March 15, 2008
News Analysis
A Wall Street Domino Theory
By JENNY ANDERSON and VIKAS BAJAJ
The Federal Reserve’s unusual decision to provide emergency assistance to Bear Stearns underscores a long-building concern that one failure could spread across the financial system.
Wall Street firms like Bear Stearns conduct business with many individuals, corporations, financial companies, pension funds and hedge funds. They also do billions of dollars of business with each other every day, borrowing and lending securities at a dizzying pace and fueling the wheels of capitalism.
The sudden collapse of a major player could not only shake client confidence in the entire system, but also make it difficult for sound institutions to conduct business as usual. Hedge funds that rely on Bear to finance their trading and hold their securities would be stranded; investors who wrote financial contracts with Bear would be at risk; markets that depended on Bear to buy and sell securities would screech to a halt, if they were not already halted.

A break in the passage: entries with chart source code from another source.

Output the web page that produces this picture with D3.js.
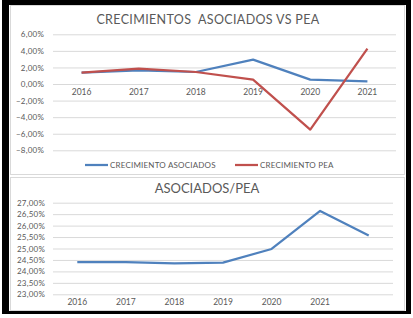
<!DOCTYPE html>
<html><head><meta charset="utf-8">
<script src="https://cdn.jsdelivr.net/npm/d3@7"></script>
<style>
html,body{margin:0;padding:0;background:#fff;}
svg{display:block;}
text{font-family:Lato,"Open Sans",sans-serif;fill:#595959;}
</style></head>
<body>
<svg id="c" width="413" height="318"></svg>
<script>
const years = ["2016","2017","2018","2019","2020","2021"];
const crecAsociados = [1.37, 1.65, 1.45, 2.95, 0.53, 0.33];
const crecPEA = [1.37, 1.87, 1.45, 0.53, -5.5, 4.27];
const topTicks = [6,4,2,0,-2,-4,-6,-8];
const ratioCats = ["2016","2017","2018","2019","2020","2021",""];
const ratioValues = [24.41, 24.41, 24.35, 24.38, 24.98, 26.64, 25.57];
const bottomTicks = [27,26.5,26,25.5,25,24.5,24,23.5,23];

const fmt = v => d3.format(".2f")(v).replace(".", ",") + "%";
const svg = d3.select("#c");

// frame
svg.append("rect").attr("x",0).attr("y",0).attr("width",413).attr("height",318).attr("fill","#fff");
svg.append("rect").attr("x",2).attr("y",0).attr("width",409).attr("height",314).attr("fill","#000");
svg.append("rect").attr("x",9).attr("y",5).attr("width",397).attr("height",306).attr("fill","#fff");
// panels
svg.append("rect").attr("x",10.5).attr("y",5.5).attr("width",394).attr("height",169).attr("fill","#fff").attr("stroke","#D9D9D9");
svg.append("rect").attr("x",10.5).attr("y",177.5).attr("width",394).attr("height",133).attr("fill","#fff").attr("stroke","#D9D9D9");

// ---------- top chart ----------
const x1 = d3.scaleBand().domain(years).range([53,396]);
const y1 = d3.scaleLinear().domain([-8,6]).range([150.3,34.3]);
const g1 = svg.append("g");
g1.append("text").attr("x",208).attr("y",23.5).attr("text-anchor","middle")
  .attr("font-size",12.5).attr("letter-spacing",0.35).style("white-space","pre").text("CRECIMIENTOS  ASOCIADOS VS PEA");
const ax1 = d3.axisLeft(y1).tickValues(topTicks).tickSize(-(396-53)).tickFormat(fmt).tickPadding(8);
const ga1 = g1.append("g").attr("transform","translate(53,0)").call(ax1);
ga1.select(".domain").remove();
ga1.selectAll(".tick line").attr("stroke","#D9D9D9").attr("stroke-width",1);
ga1.selectAll(".tick text").attr("font-size",8).attr("letter-spacing",0.2).attr("fill","#595959").attr("x",-9);
const axX1 = d3.axisBottom(x1).tickSize(0).tickPadding(5);
const gx1 = g1.append("g").attr("transform",`translate(0,${y1(0)})`).call(axX1);
gx1.select(".domain").remove();
gx1.selectAll(".tick text").attr("font-size",8.5).attr("fill","#404040");
const line1 = d3.line().x((d,i)=>x1(years[i])+x1.bandwidth()/2).y(d=>y1(d));
g1.append("path").datum(crecAsociados).attr("d",line1).attr("fill","none").attr("stroke","#4F81BD").attr("stroke-width",2.25).attr("stroke-linejoin","round");
g1.append("path").datum(crecPEA).attr("d",line1).attr("fill","none").attr("stroke","#C0504D").attr("stroke-width",2.25).attr("stroke-linejoin","round");
// legend
const leg = [{n:"CRECIMIENTO ASOCIADOS",c:"#4F81BD",x:85},{n:"CRECIMIENTO PEA",c:"#C0504D",x:235}];
leg.forEach(l=>{
  g1.append("line").attr("x1",l.x).attr("x2",l.x+23).attr("y1",165).attr("y2",165).attr("stroke",l.c).attr("stroke-width",2.25);
  g1.append("text").attr("x",l.x+25).attr("y",168).attr("font-size",8).attr("letter-spacing",0.2).text(l.n);
});

// ---------- bottom chart ----------
const x2 = d3.scaleBand().domain(ratioCats).range([53,393]);
const y2 = d3.scaleLinear().domain([23,27]).range([294.3,202.7]);
const g2 = svg.append("g");
g2.append("text").attr("x",207).attr("y",193).attr("text-anchor","middle")
  .attr("font-size",13).text("ASOCIADOS/PEA");
const ax2 = d3.axisLeft(y2).tickValues(bottomTicks).tickSize(-(393-53)).tickFormat(fmt).tickPadding(8);
const ga2 = g2.append("g").attr("transform","translate(53,0)").call(ax2);
ga2.select(".domain").remove();
ga2.selectAll(".tick line").attr("stroke","#D9D9D9").attr("stroke-width",1);
ga2.selectAll(".tick text").attr("font-size",8).attr("letter-spacing",0.2).attr("fill","#595959").attr("x",-8);
const axX2 = d3.axisBottom(x2).tickSize(0).tickPadding(5);
const gx2 = g2.append("g").attr("transform",`translate(0,${y2(23)})`).call(axX2);
gx2.select(".domain").remove();
gx2.selectAll(".tick text").attr("font-size",8.5).attr("fill","#404040");
const line2 = d3.line().x((d,i)=>x2(ratioCats[i])+x2.bandwidth()/2).y(d=>y2(d));
g2.append("path").datum(ratioValues).attr("d",line2).attr("fill","none").attr("stroke","#4F81BD").attr("stroke-width",2.25).attr("stroke-linejoin","round");
</script>
</body></html>
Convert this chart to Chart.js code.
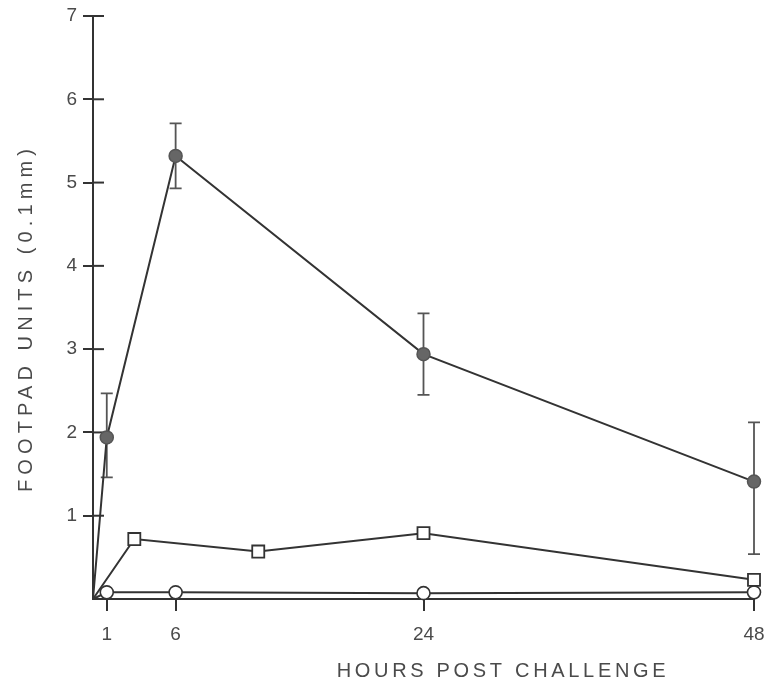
<!DOCTYPE html>
<html>
<head>
<meta charset="utf-8">
<script src="https://cdn.jsdelivr.net/npm/chart.js@4"></script>
<style>
  html, body { margin: 0; padding: 0; background: #fff; }
  canvas { display: block; }
</style>
</head>
<body>
<canvas id="chart" width="771" height="690"></canvas>
<script>
// Footpad swelling after challenge, three groups
const hourTicks = [1, 6, 24, 48];
const yTicks = [1, 2, 3, 4, 5, 6, 7];

// Group with error bars (filled circles)
const filledHours = [0, 1, 6, 24, 48];
const filledMean  = [0, 1.94, 5.32, 2.94, 1.41];
const filledLow   = [null, 1.46, 4.93, 2.45, 0.54];
const filledHigh  = [null, 2.47, 5.71, 3.43, 2.12];

// Open squares
const squareHours = [0, 3, 12, 24, 48];
const squareMean  = [0, 0.72, 0.57, 0.79, 0.23];

// Open circles
const openHours = [0, 1, 6, 24, 48];
const openMean  = [0, 0.08, 0.08, 0.07, 0.08];

const xTitle = 'HOURS POST CHALLENGE';
const yTitle = 'FOOTPAD UNITS (0.1mm)';

const ink = '#333';
const textInk = '#4a4a4a';
const FONT = '"Liberation Sans", Arial, sans-serif';

const pts = (xs, ys) => xs.map((x, i) => ({ x: x, y: ys[i] }));
const hideOrigin = (r) => (ctx) => ctx.dataIndex === 0 ? 0 : r;

// Error bars and inner y ticks, drawn through the chart's scales
const decorations = {
  id: 'decorations',
  beforeDatasetsDraw(chart) {
    const { ctx, scales: { x, y } } = chart;
    ctx.save();
    ctx.strokeStyle = '#555';
    ctx.lineWidth = 1.8;
    filledHours.forEach((h, i) => {
      if (filledLow[i] == null) return;
      const px = x.getPixelForValue(h);
      const top = y.getPixelForValue(filledHigh[i]);
      const bot = y.getPixelForValue(filledLow[i]);
      ctx.beginPath();
      ctx.moveTo(px, top); ctx.lineTo(px, bot);
      ctx.moveTo(px - 6, top); ctx.lineTo(px + 6, top);
      ctx.moveTo(px - 6, bot); ctx.lineTo(px + 6, bot);
      ctx.stroke();
    });
    // inner half of the y ticks
    ctx.strokeStyle = ink;
    ctx.lineWidth = 2;
    const x0 = x.getPixelForValue(0);
    yTicks.forEach(v => {
      const py = y.getPixelForValue(v);
      ctx.beginPath();
      ctx.moveTo(x0, py); ctx.lineTo(x0 + 11, py);
      ctx.stroke();
    });
    ctx.restore();
  },
  afterDraw(chart) {
    const { ctx } = chart;
    ctx.save();
    ctx.fillStyle = textInk;
    ctx.font = '20px ' + FONT;
    ctx.textAlign = 'center';
    ctx.textBaseline = 'middle';
    const spaced = (text, target) => {
      ctx.letterSpacing = '0px';
      const w = ctx.measureText(text).width;
      ctx.letterSpacing = ((target - w) / (text.length - 1)).toFixed(2) + 'px';
    };
    // x title
    spaced(xTitle, 329);
    ctx.fillText(xTitle, 503, 671);
    // y title
    ctx.translate(26, 318);
    ctx.rotate(-Math.PI / 2);
    spaced(yTitle, 343);
    ctx.fillText(yTitle, 0, 0);
    ctx.restore();
  }
};

new Chart(document.getElementById('chart'), {
  type: 'line',
  data: {
    datasets: [
      {
        label: 'filled',
        data: pts(filledHours, filledMean),
        borderColor: ink,
        borderWidth: 2,
        pointStyle: 'circle',
        pointRadius: hideOrigin(6.5),
        pointBackgroundColor: '#666',
        pointBorderColor: '#555',
        pointBorderWidth: 1.5,
        tension: 0
      },
      {
        label: 'squares',
        data: pts(squareHours, squareMean),
        borderColor: ink,
        borderWidth: 2,
        pointStyle: 'rect',
        pointRadius: hideOrigin(8.5),
        pointBackgroundColor: '#fff',
        pointBorderColor: ink,
        pointBorderWidth: 1.8,
        tension: 0
      },
      {
        label: 'open',
        data: pts(openHours, openMean),
        borderColor: ink,
        borderWidth: 2,
        pointStyle: 'circle',
        pointRadius: hideOrigin(6.5),
        pointBackgroundColor: '#fff',
        pointBorderColor: ink,
        pointBorderWidth: 1.6,
        tension: 0
      }
    ]
  },
  options: {
    responsive: false,
    animation: false,
    clip: false,
    layout: { padding: { left: 0, right: 17, top: 16, bottom: 0 } },
    plugins: { legend: { display: false }, tooltip: { enabled: false } },
    scales: {
      x: {
        type: 'linear',
        min: 0,
        max: 48,
        afterBuildTicks: (s) => { s.ticks = hourTicks.map(v => ({ value: v })); },
        afterFit: (s) => { s.height = 91; s.paddingRight = 0; s.paddingLeft = 0; },
        border: { display: true, color: ink, width: 2 },
        grid: { drawOnChartArea: false, tickLength: 12, color: ink, lineWidth: 2 },
        ticks: {
          autoSkip: false,
          maxRotation: 0,
          padding: 12,
          color: textInk,
          font: { family: FONT, size: 19 }
        }
      },
      y: {
        type: 'linear',
        min: 0,
        max: 7,
        afterBuildTicks: (s) => { s.ticks = yTicks.map(v => ({ value: v })); },
        afterFit: (s) => { s.width = 93; s.paddingTop = 0; s.paddingBottom = 0; },
        border: { display: true, color: ink, width: 2 },
        grid: { drawOnChartArea: false, tickLength: 10, color: ink, lineWidth: 2 },
        ticks: {
          padding: 6,
          color: textInk,
          font: { family: FONT, size: 19 }
        }
      }
    }
  },
  plugins: [decorations]
});
</script>
</body>
</html>
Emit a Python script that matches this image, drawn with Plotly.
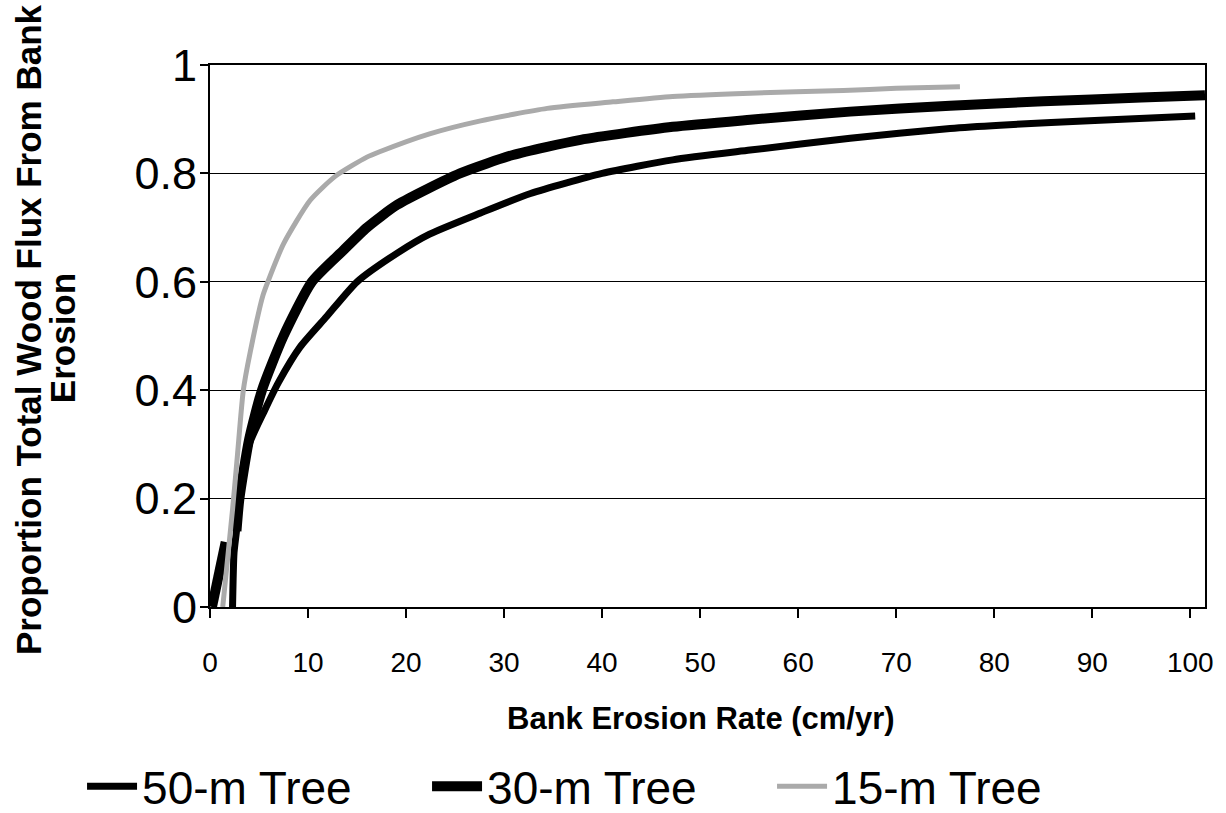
import plotly.graph_objects as go

# ---- data ----
x_50m = [2.3, 2.45, 2.7, 3.0, 4.0, 5.5, 7.0, 9.2, 11.9, 15.0, 19.1, 22.4, 27.6, 32.7, 40.0,
         47.2, 55.1, 65.3, 75.5, 80.6, 90.8, 100.5]
y_50m = [0.0, 0.10, 0.14, 0.20, 0.30, 0.36, 0.415, 0.48, 0.536, 0.60, 0.653, 0.688, 0.727, 0.763, 0.80,
         0.825, 0.843, 0.865, 0.883, 0.889, 0.898, 0.906]

x_30m = [0.2, 1.6, None, 2.7, 3.0, 4.0, 5.3, 7.5, 10.4, 13.6, 16.0, 19.1, 25.5, 30.9, 37.8,
         47.2, 55.1, 65.3, 75.5, 85.0, 95.0, 101.5]
y_30m = [0.0, 0.12, None, 0.14, 0.20, 0.31, 0.40, 0.50, 0.60, 0.658, 0.70, 0.742, 0.80, 0.834, 0.862,
         0.886, 0.899, 0.914, 0.925, 0.933, 0.94, 0.944]

x_15m = [1.3, 2.3, 2.8, 3.4, 4.1, 5.4, 5.9, 7.5, 10.2, 12.8, 16.0, 17.3, 22.4, 27.6, 34.4,
         41.1, 47.2, 55.1, 64.6, 70.0, 76.5]
y_15m = [0.0, 0.18, 0.28, 0.40, 0.47, 0.575, 0.60, 0.67, 0.75, 0.795, 0.83, 0.84, 0.873, 0.897, 0.92,
         0.932, 0.942, 0.948, 0.953, 0.957, 0.96]

series_names = ["50-m Tree", "30-m Tree", "15-m Tree"]
x_ticks = [0, 10, 20, 30, 40, 50, 60, 70, 80, 90, 100]
y_ticks = [0, 0.2, 0.4, 0.6, 0.8, 1]

x_title = "Bank Erosion Rate (cm/yr)"
y_title_lines = ["Proportion Total Wood Flux From Bank", "Erosion"]

FONT = "Liberation Sans, Arial, Helvetica, sans-serif"

fig = go.Figure()
fig.add_trace(go.Scatter(x=x_50m, y=y_50m, name=series_names[0], mode="lines",
                         line=dict(color="black", width=7, shape="spline", smoothing=0.6),
                         connectgaps=False))
fig.add_trace(go.Scatter(x=x_30m, y=y_30m, name=series_names[1], mode="lines",
                         line=dict(color="black", width=10, shape="spline", smoothing=0.6),
                         connectgaps=False))
fig.add_trace(go.Scatter(x=x_15m, y=y_15m, name=series_names[2], mode="lines",
                         line=dict(color="#aaaaaa", width=5, shape="spline", smoothing=0.6),
                         connectgaps=False))

fig.update_layout(
    width=1226, height=813,
    margin=dict(l=210, r=21, t=65, b=206, autoexpand=False),
    paper_bgcolor="white", plot_bgcolor="white",
    font=dict(family=FONT, color="black"),
    showlegend=True,
    legend=dict(orientation="h", xref="paper", x=-0.1286, xanchor="left",
                yref="paper", y=-0.331, yanchor="middle",
                font=dict(size=46, family=FONT, color="black"),
                itemwidth=50, entrywidth=280, entrywidthmode="pixels",
                bgcolor="rgba(0,0,0,0)", borderwidth=0, traceorder="normal"),
)

fig.update_xaxes(
    range=[0, 101.5], tickmode="array", tickvals=x_ticks,
    ticks="outside", ticklen=9, tickwidth=1.5, tickcolor="black",
    showline=True, linewidth=2, linecolor="black", mirror=True,
    showgrid=False, zeroline=False, ticklabelstandoff=20,
    tickfont=dict(size=28, family=FONT, color="black"),
)
fig.update_yaxes(
    range=[0, 1], tickmode="array", tickvals=y_ticks,
    ticks="outside", ticklen=8, tickwidth=1.5, tickcolor="black",
    showline=True, linewidth=2, linecolor="black", mirror=True,
    showgrid=True, gridcolor="black", gridwidth=1.2, zeroline=False,
    ticklabelstandoff=-6,
    tickfont=dict(size=45, family=FONT, color="black"),
)

# x-axis title
fig.add_annotation(text=x_title, xref="paper", yref="paper", x=0.4935, y=0,
                   yshift=-111, xanchor="center", yanchor="middle", showarrow=False,
                   font=dict(size=31, family=FONT, color="black", weight="bold"))

# two-line rotated y-axis title
fig.add_annotation(text=y_title_lines[0], xref="paper", yref="paper", x=0, y=0.511,
                   xshift=-182, xanchor="center", yanchor="middle", textangle=-90,
                   showarrow=False,
                   font=dict(size=35, family=FONT, color="black", weight="bold"))
fig.add_annotation(text=y_title_lines[1], xref="paper", yref="paper", x=0, y=0.496,
                   xshift=-148, xanchor="center", yanchor="middle", textangle=-90,
                   showarrow=False,
                   font=dict(size=35, family=FONT, color="black", weight="bold"))

fig.write_html("out.html")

“In a trading firm, trust is everything,” said Richard Sylla, a financial historian at New York University. “The person at the other end of the phone or the trading screen has to believe that you will make good on any deal that you make.”
Commercial banks, mutual fund companies and other big financial firms with deep pockets would presumably weather such turmoil. Firms that traded extensively with Bear Stearns could be at great risk if the bank failed.